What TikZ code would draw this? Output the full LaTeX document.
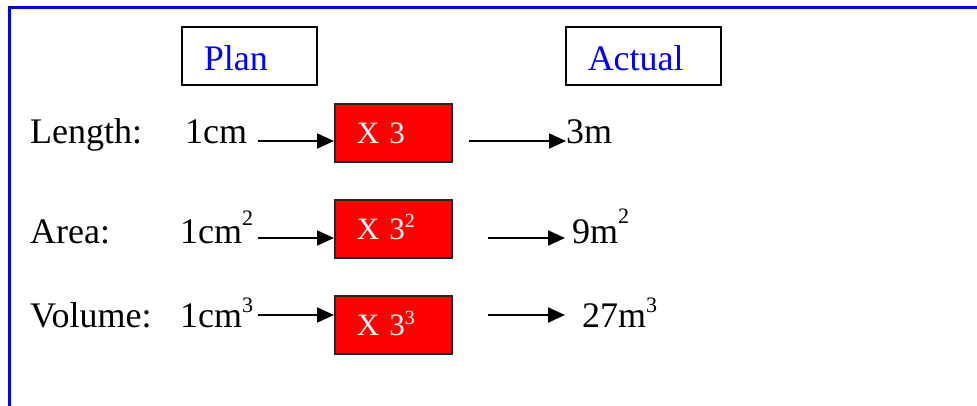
\documentclass[tikz,border=0pt]{standalone}
\usepackage{fontspec}
\setmainfont{Liberation Serif}
\usetikzlibrary{arrows.meta,positioning}

% raised small exponent
\newcommand{\expo}[3][22]{\raisebox{#2pt}{\fontsize{#1}{#1}\selectfont #3}}

\begin{document}
\begin{tikzpicture}[
        x=1pt, y=-1pt,
        % Global Styles
        frame/.style={draw=blue, line width=3pt},
        hdrbox/.style={rectangle, draw=black, line width=1.5pt, anchor=north west, inner xsep=22pt, inner ysep=0pt, align=left, minimum height=58pt, text height=30pt, text depth=0pt, text=blue, font=\fontsize{36}{40}\selectfont},
        factor/.style={rectangle, draw=black!85, line width=1.5pt, fill=red, anchor=north west, inner xsep=22pt, inner ysep=0pt, text width=73pt, align=left, minimum height=58pt, text height=22pt, text depth=0pt, text=white, font=\fontsize{31}{34}\selectfont},
        word/.style={anchor=base west, inner sep=0pt, font=\fontsize{36}{40}\selectfont},
        arrow/.style={line width=2pt, -{Triangle[length=17pt,width=15pt]}}
    ]

    \clip (0,0) rectangle (977,405);

    % --- Outer frame ---
    \draw[frame] (9.5,420) |- (990,7.5);

    % --- Headings ---
    \node (plan)   [hdrbox, text width=91pt]  at (181,26) {Plan};
    \node (actual) [hdrbox, text width=111pt] at (565,26) {Actual};

    % --- Row labels ---
    \node (len)  [word] at (30,143) {Length:};
    \node (area) [word] at (30,243) {Area:};
    \node (vol)  [word] at (30,327) {Volume:};

    % --- Plan values ---
    \node (cm1) [word] at (185,143) {1cm};
    \node (cm2) [word] at (180,243) {1cm\expo{18}{2}};
    \node (cm3) [word] at (180,327) {1cm\expo{15}{3}};

    % --- Scale factors ---
    \node (box1) [factor] at (334,103) {X 3};
    \node (box2) [factor] at (334,199) {X 3\expo[20]{12}{2}};
    \node (box3) [factor] at (334,295) {X 3\expo[20]{11}{3}};

    % --- Actual values ---
    \node (res1) [word] at (566,143) {3m};
    \node (res2) [word] at (572,243) {9m\expo{20}{2}};
    \node (res3) [word] at (582,327) {27m\expo{15}{3}};

    % --- Arrows ---
    \coordinate (l1) at (258,141);
    \coordinate (l2) at (258,238);
    \coordinate (l3) at (258,315);
    \coordinate (r1) at (469,141);
    \coordinate (r2) at (488,238);
    \coordinate (r3) at (488,315);

    \draw[arrow] (l1) -- (l1 -| box1.west);
    \draw[arrow] (l2) -- (l2 -| box2.west);
    \draw[arrow] (l3) -- (l3 -| box3.west);

    \draw[arrow] (r1) -- (r1 -| res1.west);
    \draw[arrow] (r2) -- ([xshift=-7pt]r2 -| res2.west);
    \draw[arrow] (r3) -- ([xshift=-17pt]r3 -| res3.west);

\end{tikzpicture}
\end{document}
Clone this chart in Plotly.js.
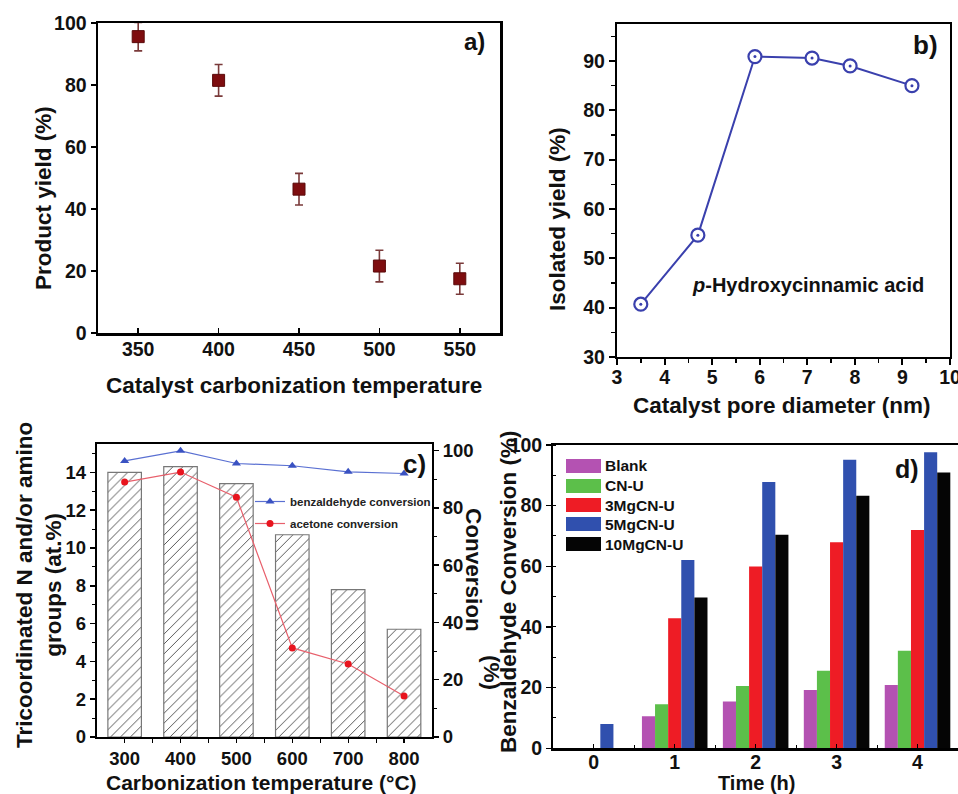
<!DOCTYPE html>
<html>
<head>
<meta charset="utf-8">
<script src="https://cdn.plot.ly/plotly-3.0.1.min.js"></script>
<style>html,body{margin:0;padding:0;background:#fff;}#chart{width:958px;height:794px;}</style>
</head>
<body>
<div id="chart"></div>
<script>
// ---------- DATA ----------
// a) product yield vs catalyst carbonization temperature
const aTemp = [350, 400, 450, 500, 550];
const aYield = [95.6, 81.5, 46.4, 21.6, 17.5];
const aErr = [4.6, 5.1, 5.1, 5.1, 5.0];

// b) isolated yield vs pore diameter
const bPore = [3.5, 4.7, 5.9, 7.1, 7.9, 9.2];
const bYield = [40.7, 54.7, 90.9, 90.6, 89.0, 85.0];
const bTicks = [3, 4, 5, 6, 7, 8, 9, 10];

// c) tricoordinated N content and conversions vs carbonization temperature
const cTemp = [300, 400, 500, 600, 700, 800];
const cNitrogen = [14.0, 14.3, 13.4, 10.7, 7.8, 5.7];
const cBenzConv = [96.4, 99.9, 95.5, 94.7, 92.6, 92.0];
const cAcetConv = [89.0, 92.5, 83.7, 31.1, 25.5, 14.3];

// d) benzaldehyde conversion vs time
const dTime = [0, 1, 2, 3, 4];
const dNames = ['Blank', 'CN-U', '3MgCN-U', '5MgCN-U', '10MgCN-U'];
const dBlank = [0, 10.6, 15.4, 19.2, 20.9];
const dCNU = [0, 14.5, 20.5, 25.6, 32.2];
const d3Mg = [0, 42.9, 59.9, 67.9, 72.0];
const d5Mg = [8.0, 62.1, 87.8, 95.1, 97.6];
const d10Mg = [0, 49.7, 70.4, 83.3, 90.9];

// ---------- STYLE ----------
const W = 958, H = 794;
const X = px => px / W;
const Y = py => 1 - py / H;
const FAM = 'Liberation Sans, Arial, Helvetica, sans-serif';
const tickF = {family: FAM, size: 19.5, color: '#111', weight: 'bold'};
const titleF = {family: FAM, size: 22.5, color: '#111', weight: 'bold'};
const dColors = ['#b452b2', '#5cbf4a', '#ee1c25', '#3050ae', '#050505'];
const dVals = [dBlank, dCNU, d3Mg, d5Mg, d10Mg];
const bBlue = '#3a40ad';

const traces = [];
// a
traces.push({
  x: aTemp, y: aYield, type: 'scatter', mode: 'markers', xaxis: 'x', yaxis: 'y',
  marker: {symbol: 'square', size: 12, color: '#7e0d0f', line: {color: '#5a0a0a', width: 1}},
  error_y: {type: 'data', array: aErr, visible: true, color: '#7a3a3a', thickness: 1.6, width: 4},
  showlegend: false
});
// b
traces.push({
  x: bPore, y: bYield, type: 'scatter', mode: 'lines+markers', xaxis: 'x2', yaxis: 'y2',
  line: {color: bBlue, width: 2},
  marker: {symbol: 'circle', size: 13, color: '#fff', line: {width: 2.2, color: bBlue}},
  showlegend: false
});
traces.push({
  x: bPore, y: bYield, type: 'scatter', mode: 'markers', xaxis: 'x2', yaxis: 'y2',
  marker: {symbol: 'circle', size: 3, color: bBlue},
  showlegend: false
});
// c bars
traces.push({
  x: cTemp, y: cNitrogen, type: 'bar', xaxis: 'x3', yaxis: 'y3', width: 60,
  marker: {color: 'white', line: {color: '#777', width: 1.2},
    pattern: {shape: '/', fgcolor: '#555', bgcolor: 'white', size: 7, solidity: 0.14}},
  showlegend: false
});
traces.push({
  x: cTemp, y: cBenzConv, type: 'scatter', mode: 'lines+markers', xaxis: 'x3', yaxis: 'y4',
  name: 'benzaldehyde conversion', legendgroup: 'g1',
  line: {color: '#5a70d2', width: 1.2},
  marker: {symbol: 'triangle-up', size: 8, color: '#3a52c2'}
});
traces.push({
  x: cTemp, y: cAcetConv, type: 'scatter', mode: 'lines+markers', xaxis: 'x3', yaxis: 'y4',
  name: 'acetone conversion', legendgroup: 'g2',
  line: {color: '#e8606c', width: 1.2},
  marker: {symbol: 'circle', size: 7, color: '#e8141e'}
});
// d bars
dNames.forEach((n, i) => {
  traces.push({
    x: dTime, y: dVals[i], type: 'bar', name: n, xaxis: 'x4', yaxis: 'y5',
    marker: {color: dColors[i], line: {width: 0}}, showlegend: false
  });
});

// ---------- LAYOUT ----------
const axBase = {showgrid: false, zeroline: false, showline: true, linecolor: '#000', tickcolor: '#000',
  tickfont: tickF, automargin: false, fixedrange: true};

const annotations = [
  // axis titles
  {text: 'Product yield (%)', x: X(43), y: Y(198), textangle: -90},
  {text: 'Catalyst carbonization temperature', x: X(294), y: Y(385)},
  {text: 'Isolated yield (%)', x: X(558), y: Y(219), textangle: -90},
  {text: 'Catalyst pore diameter (nm)', x: X(782), y: Y(405)},
  {text: 'Tricoordinated N and/or amino<br>groups (at.%)', x: X(39), y: Y(585), textangle: -90},
  {text: 'Conversion', x: X(474), y: Y(570), textangle: 90},
  {text: '(%)', x: X(492), y: Y(672), textangle: 90},
  {text: 'Carbonization temperature (°C)', x: X(261), y: Y(782), font: Object.assign({}, titleF, {size: 21})},
  {text: 'Benzaldehyde Conversion (%)', x: X(508), y: Y(592), textangle: -90},
  {text: 'Time (h)', x: X(756), y: Y(783), font: Object.assign({}, titleF, {size: 20})},
  // panel labels
  {text: 'a)', x: X(474), y: Y(42), font: Object.assign({}, titleF, {size: 24})},
  {text: 'b)', x: X(925), y: Y(45), font: Object.assign({}, titleF, {size: 26})},
  {text: 'c)', x: X(414), y: Y(464), font: Object.assign({}, titleF, {size: 26})},
  {text: 'd)', x: X(907), y: Y(469), font: Object.assign({}, titleF, {size: 25})},
  // b compound label
  {text: '<i>p</i>-Hydroxycinnamic acid', x: X(808), y: Y(285), font: Object.assign({}, titleF, {size: 20})}
].map(a => Object.assign({xref: 'paper', yref: 'paper', showarrow: false, xanchor: 'center', yanchor: 'middle', font: titleF}, a));

// d legend (custom swatches)
const shapes = [];
const legY = [466, 486, 505, 524, 544];
dNames.forEach((n, i) => {
  shapes.push({type: 'rect', xref: 'paper', yref: 'paper', x0: X(566), x1: X(601), y0: Y(legY[i] + 7), y1: Y(legY[i] - 7),
    fillcolor: dColors[i], line: {width: 0}});
  annotations.push({text: n, xref: 'paper', yref: 'paper', x: X(603), y: Y(legY[i]), xanchor: 'left', yanchor: 'middle',
    showarrow: false, font: {family: FAM, size: 15.5, color: '#111', weight: 'bold'}});
});

const layout = {
  width: W, height: H, margin: {l: 0, r: 0, t: 0, b: 0},
  paper_bgcolor: '#fff', plot_bgcolor: '#fff',
  barmode: 'group', bargap: 0.19, bargroupgap: 0,
  showlegend: true,
  legend: {x: X(250), y: Y(487), xanchor: 'left', yanchor: 'top', bgcolor: 'rgba(0,0,0,0)',
    font: {family: FAM, size: 11.5, color: '#222', weight: 'bold'}, itemwidth: 30,
    traceorder: 'grouped', tracegroupgap: 3},
  // a
  xaxis: Object.assign({}, axBase, {domain: [X(98), X(500)], range: [325, 575], anchor: 'y',
    tickvals: aTemp, ticks: 'inside', ticklen: 5, tickwidth: 1.5, linewidth: 2.5, mirror: true,
    ticklabelstandoff: -3}),
  yaxis: Object.assign({}, axBase, {domain: [Y(333), Y(23)], range: [0, 100], anchor: 'x',
    dtick: 20, ticks: 'outside', ticklen: 5, tickwidth: 2, linewidth: 2.5, mirror: true}),
  // b
  xaxis2: Object.assign({}, axBase, {domain: [X(617), X(950)], range: [2.9999, 10.0001], anchor: 'y2',
    tickvals: bTicks, ticks: 'outside', ticklen: 6, tickwidth: 2, linewidth: 2.2, mirror: true,
    ticklabelstandoff: -5, ticklabeloverflow: 'allow',
    minor: {dtick: 0.5, ticks: 'outside', ticklen: 4, tickwidth: 1.5, tickcolor: '#000'}}),
  yaxis2: Object.assign({}, axBase, {domain: [Y(357), Y(24)], range: [30, 97.5], anchor: 'x2',
    dtick: 10, ticks: 'outside', ticklen: 6, tickwidth: 2, linewidth: 2.2, mirror: true,
    minor: {dtick: 5, ticks: 'outside', ticklen: 4, tickwidth: 1.5, tickcolor: '#000'}}),
  // c
  xaxis3: Object.assign({}, axBase, {domain: [X(96.7), X(432)], range: [250, 850], anchor: 'y3',
    tickvals: cTemp, ticks: 'outside', ticklen: 4, tickwidth: 1.2, linewidth: 2, mirror: true,
    tickfont: Object.assign({}, tickF, {size: 18.5}),
    minor: {tickvals: [350, 450, 550, 650, 750], ticks: 'outside', ticklen: 4, tickwidth: 1.2, tickcolor: '#000'}}),
  yaxis3: Object.assign({}, axBase, {domain: [Y(737), Y(444)], range: [0, 15.5], anchor: 'x3',
    dtick: 2, ticks: 'outside', ticklen: 5, tickwidth: 1.5, linewidth: 2,
    tickfont: Object.assign({}, tickF, {size: 18.5}),
    minor: {dtick: 1, ticks: 'outside', ticklen: 3, tickwidth: 1, tickcolor: '#000'}}),
  yaxis4: Object.assign({}, axBase, {range: [0, 102.3], anchor: 'x3', overlaying: 'y3', side: 'right',
    dtick: 20, ticks: 'outside', ticklen: 5, tickwidth: 1.5, linewidth: 2,
    tickfont: Object.assign({}, tickF, {size: 18.5}),
    minor: {dtick: 10, ticks: 'outside', ticklen: 3, tickwidth: 1, tickcolor: '#000'}}),
  // d
  xaxis4: Object.assign({}, axBase, {domain: [X(553.3), 1], range: [-0.5, 4.5], anchor: 'y5',
    tickvals: dTime, ticks: 'inside', ticklen: 4, tickwidth: 1.2, linewidth: 2.2, mirror: true,
    ticklabelstandoff: -5,
    minor: {tickvals: [0.5, 1.5, 2.5, 3.5], ticks: 'inside', ticklen: 3, tickwidth: 1, tickcolor: '#000'}}),
  yaxis5: Object.assign({}, axBase, {domain: [Y(748.3), Y(445)], range: [0, 100], anchor: 'x4',
    dtick: 20, ticks: 'outside', ticklen: 5, tickwidth: 1.5, linewidth: 2.2,
    minor: {dtick: 10, ticks: 'inside', ticklen: 3, tickwidth: 1, tickcolor: '#000'}}),
  annotations: annotations,
  shapes: shapes
};

Plotly.newPlot('chart', traces, layout, {displayModeBar: false, staticPlot: true});
</script>
</body>
</html>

## Objective
Repeat the lines above exactly, beginning with the one containing "Clone this chart in Plotly.js." and finishing with the one containing "const aErr = [4.6, 5.1, 5.1, 5.1, 5.0];". No pictures belong in the copy.

## Solution for this task
Clone this chart in Plotly.js.
<!DOCTYPE html>
<html>
<head>
<meta charset="utf-8">
<script src="https://cdn.plot.ly/plotly-3.0.1.min.js"></script>
<style>html,body{margin:0;padding:0;background:#fff;}#chart{width:958px;height:794px;}</style>
</head>
<body>
<div id="chart"></div>
<script>
// ---------- DATA ----------
// a) product yield vs catalyst carbonization temperature
const aTemp = [350, 400, 450, 500, 550];
const aYield = [95.6, 81.5, 46.4, 21.6, 17.5];
const aErr = [4.6, 5.1, 5.1, 5.1, 5.0];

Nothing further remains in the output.